> **Objective**
Leave out the pictures and copy everything else below exactly.

> **Stored rows**
▬▬▬

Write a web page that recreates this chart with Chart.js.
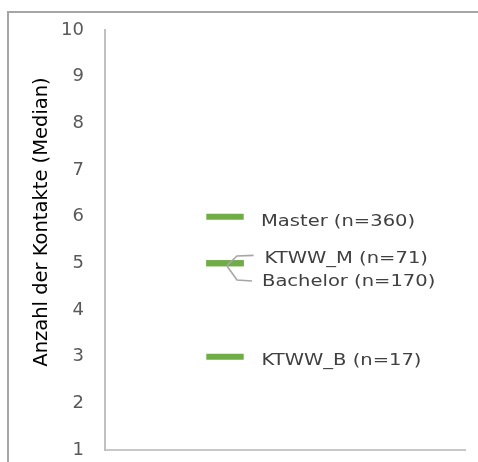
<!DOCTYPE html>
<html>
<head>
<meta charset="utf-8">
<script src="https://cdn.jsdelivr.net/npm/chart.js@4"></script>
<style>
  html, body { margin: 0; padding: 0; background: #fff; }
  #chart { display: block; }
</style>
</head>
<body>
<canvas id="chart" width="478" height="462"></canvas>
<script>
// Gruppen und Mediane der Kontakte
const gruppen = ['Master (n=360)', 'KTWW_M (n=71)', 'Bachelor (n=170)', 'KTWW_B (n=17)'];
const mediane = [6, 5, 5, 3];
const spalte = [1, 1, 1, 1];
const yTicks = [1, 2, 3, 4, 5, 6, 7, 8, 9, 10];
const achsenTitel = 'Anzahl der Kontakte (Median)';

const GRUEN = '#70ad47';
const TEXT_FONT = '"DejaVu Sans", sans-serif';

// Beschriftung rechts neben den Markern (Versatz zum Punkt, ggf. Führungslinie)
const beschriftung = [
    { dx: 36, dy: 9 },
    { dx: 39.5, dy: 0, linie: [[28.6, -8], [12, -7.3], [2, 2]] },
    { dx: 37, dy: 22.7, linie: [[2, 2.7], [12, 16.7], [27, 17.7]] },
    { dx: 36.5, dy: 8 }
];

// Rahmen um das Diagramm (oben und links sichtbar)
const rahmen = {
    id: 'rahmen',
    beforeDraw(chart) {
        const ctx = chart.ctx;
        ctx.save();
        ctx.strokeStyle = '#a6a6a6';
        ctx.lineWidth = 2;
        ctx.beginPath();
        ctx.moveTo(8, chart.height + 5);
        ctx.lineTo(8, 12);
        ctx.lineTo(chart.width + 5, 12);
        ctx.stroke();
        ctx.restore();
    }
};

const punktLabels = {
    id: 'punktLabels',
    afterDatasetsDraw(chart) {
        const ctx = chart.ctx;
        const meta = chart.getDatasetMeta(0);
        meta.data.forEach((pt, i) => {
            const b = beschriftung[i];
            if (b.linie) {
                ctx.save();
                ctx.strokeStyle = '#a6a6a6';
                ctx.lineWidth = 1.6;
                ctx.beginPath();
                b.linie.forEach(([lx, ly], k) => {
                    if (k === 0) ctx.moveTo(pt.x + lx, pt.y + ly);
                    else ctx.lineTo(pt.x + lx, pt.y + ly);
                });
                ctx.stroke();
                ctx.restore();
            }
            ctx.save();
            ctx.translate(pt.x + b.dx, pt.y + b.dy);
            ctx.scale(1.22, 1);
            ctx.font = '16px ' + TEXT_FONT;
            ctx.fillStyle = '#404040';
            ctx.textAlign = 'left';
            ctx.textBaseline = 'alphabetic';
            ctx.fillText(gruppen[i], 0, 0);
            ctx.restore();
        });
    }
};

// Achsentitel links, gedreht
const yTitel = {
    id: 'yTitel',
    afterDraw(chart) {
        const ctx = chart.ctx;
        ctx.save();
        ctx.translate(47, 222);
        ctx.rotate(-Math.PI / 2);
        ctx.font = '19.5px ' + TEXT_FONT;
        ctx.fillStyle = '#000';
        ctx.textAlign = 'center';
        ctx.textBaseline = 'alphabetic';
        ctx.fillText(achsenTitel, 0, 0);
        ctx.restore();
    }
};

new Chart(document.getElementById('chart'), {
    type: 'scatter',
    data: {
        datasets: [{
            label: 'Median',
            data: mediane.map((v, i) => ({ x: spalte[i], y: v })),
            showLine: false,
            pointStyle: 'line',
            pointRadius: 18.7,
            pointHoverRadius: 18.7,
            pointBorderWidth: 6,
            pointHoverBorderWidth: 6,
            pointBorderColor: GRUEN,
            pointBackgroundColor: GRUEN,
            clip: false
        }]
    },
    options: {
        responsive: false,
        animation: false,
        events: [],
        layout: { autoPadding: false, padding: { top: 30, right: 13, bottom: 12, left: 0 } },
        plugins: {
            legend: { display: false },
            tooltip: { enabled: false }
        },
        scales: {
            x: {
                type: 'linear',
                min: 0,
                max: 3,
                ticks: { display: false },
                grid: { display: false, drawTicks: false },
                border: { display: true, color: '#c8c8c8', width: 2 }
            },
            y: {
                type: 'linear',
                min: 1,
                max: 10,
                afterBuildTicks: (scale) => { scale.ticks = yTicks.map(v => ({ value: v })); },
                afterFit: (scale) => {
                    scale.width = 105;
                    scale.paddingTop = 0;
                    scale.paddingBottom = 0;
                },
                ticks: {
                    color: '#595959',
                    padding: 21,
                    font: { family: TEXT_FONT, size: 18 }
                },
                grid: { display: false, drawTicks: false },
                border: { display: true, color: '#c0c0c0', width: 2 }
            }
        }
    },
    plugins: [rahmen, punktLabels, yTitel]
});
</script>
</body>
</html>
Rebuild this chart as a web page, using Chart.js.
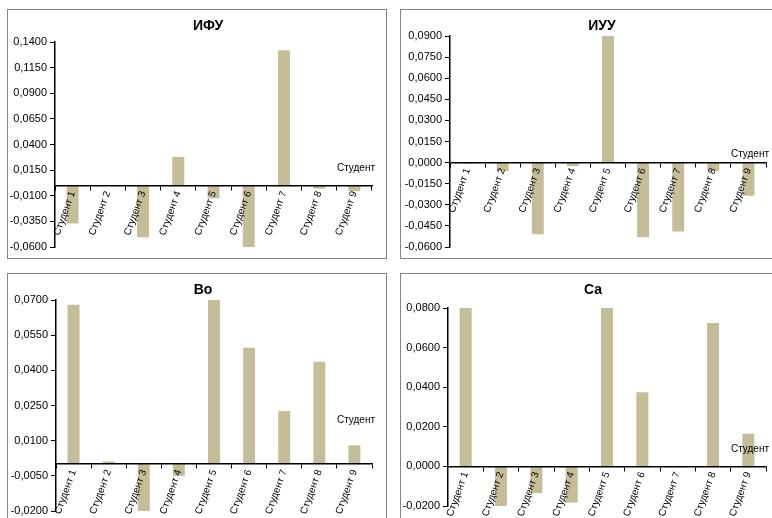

▬▬▬

> **Exercise result**
Write a web page that recreates this chart with Chart.js.
<!DOCTYPE html>
<html>
<head>
<meta charset="utf-8">
<script src="https://cdn.jsdelivr.net/npm/chart.js@4"></script>
<style>
  html, body { margin: 0; padding: 0; background: #fff; }
  #chart { display: block; }
</style>
</head>
<body>
<canvas id="chart" width="478" height="462"></canvas>
<script>
// Gruppen und Mediane der Kontakte
const gruppen = ['Master (n=360)', 'KTWW_M (n=71)', 'Bachelor (n=170)', 'KTWW_B (n=17)'];
const mediane = [6, 5, 5, 3];
const spalte = [1, 1, 1, 1];
const yTicks = [1, 2, 3, 4, 5, 6, 7, 8, 9, 10];
const achsenTitel = 'Anzahl der Kontakte (Median)';

const GRUEN = '#70ad47';
const TEXT_FONT = '"DejaVu Sans", sans-serif';

// Beschriftung rechts neben den Markern (Versatz zum Punkt, ggf. Führungslinie)
const beschriftung = [
    { dx: 36, dy: 9 },
    { dx: 39.5, dy: 0, linie: [[28.6, -8], [12, -7.3], [2, 2]] },
    { dx: 37, dy: 22.7, linie: [[2, 2.7], [12, 16.7], [27, 17.7]] },
    { dx: 36.5, dy: 8 }
];

// Rahmen um das Diagramm (oben und links sichtbar)
const rahmen = {
    id: 'rahmen',
    beforeDraw(chart) {
        const ctx = chart.ctx;
        ctx.save();
        ctx.strokeStyle = '#a6a6a6';
        ctx.lineWidth = 2;
        ctx.beginPath();
        ctx.moveTo(8, chart.height + 5);
        ctx.lineTo(8, 12);
        ctx.lineTo(chart.width + 5, 12);
        ctx.stroke();
        ctx.restore();
    }
};

const punktLabels = {
    id: 'punktLabels',
    afterDatasetsDraw(chart) {
        const ctx = chart.ctx;
        const meta = chart.getDatasetMeta(0);
        meta.data.forEach((pt, i) => {
            const b = beschriftung[i];
            if (b.linie) {
                ctx.save();
                ctx.strokeStyle = '#a6a6a6';
                ctx.lineWidth = 1.6;
                ctx.beginPath();
                b.linie.forEach(([lx, ly], k) => {
                    if (k === 0) ctx.moveTo(pt.x + lx, pt.y + ly);
                    else ctx.lineTo(pt.x + lx, pt.y + ly);
                });
                ctx.stroke();
                ctx.restore();
            }
            ctx.save();
            ctx.translate(pt.x + b.dx, pt.y + b.dy);
            ctx.scale(1.22, 1);
            ctx.font = '16px ' + TEXT_FONT;
            ctx.fillStyle = '#404040';
            ctx.textAlign = 'left';
            ctx.textBaseline = 'alphabetic';
            ctx.fillText(gruppen[i], 0, 0);
            ctx.restore();
        });
    }
};

// Achsentitel links, gedreht
const yTitel = {
    id: 'yTitel',
    afterDraw(chart) {
        const ctx = chart.ctx;
        ctx.save();
        ctx.translate(47, 222);
        ctx.rotate(-Math.PI / 2);
        ctx.font = '19.5px ' + TEXT_FONT;
        ctx.fillStyle = '#000';
        ctx.textAlign = 'center';
        ctx.textBaseline = 'alphabetic';
        ctx.fillText(achsenTitel, 0, 0);
        ctx.restore();
    }
};

new Chart(document.getElementById('chart'), {
    type: 'scatter',
    data: {
        datasets: [{
            label: 'Median',
            data: mediane.map((v, i) => ({ x: spalte[i], y: v })),
            showLine: false,
            pointStyle: 'line',
            pointRadius: 18.7,
            pointHoverRadius: 18.7,
            pointBorderWidth: 6,
            pointHoverBorderWidth: 6,
            pointBorderColor: GRUEN,
            pointBackgroundColor: GRUEN,
            clip: false
        }]
    },
    options: {
        responsive: false,
        animation: false,
        events: [],
        layout: { autoPadding: false, padding: { top: 30, right: 13, bottom: 12, left: 0 } },
        plugins: {
            legend: { display: false },
            tooltip: { enabled: false }
        },
        scales: {
            x: {
                type: 'linear',
                min: 0,
                max: 3,
                ticks: { display: false },
                grid: { display: false, drawTicks: false },
                border: { display: true, color: '#c8c8c8', width: 2 }
            },
            y: {
                type: 'linear',
                min: 1,
                max: 10,
                afterBuildTicks: (scale) => { scale.ticks = yTicks.map(v => ({ value: v })); },
                afterFit: (scale) => {
                    scale.width = 105;
                    scale.paddingTop = 0;
                    scale.paddingBottom = 0;
                },
                ticks: {
                    color: '#595959',
                    padding: 21,
                    font: { family: TEXT_FONT, size: 18 }
                },
                grid: { display: false, drawTicks: false },
                border: { display: true, color: '#c0c0c0', width: 2 }
            }
        }
    },
    plugins: [rahmen, punktLabels, yTitel]
});
</script>
</body>
</html>
Rebuild this chart as a web page, using Chart.js.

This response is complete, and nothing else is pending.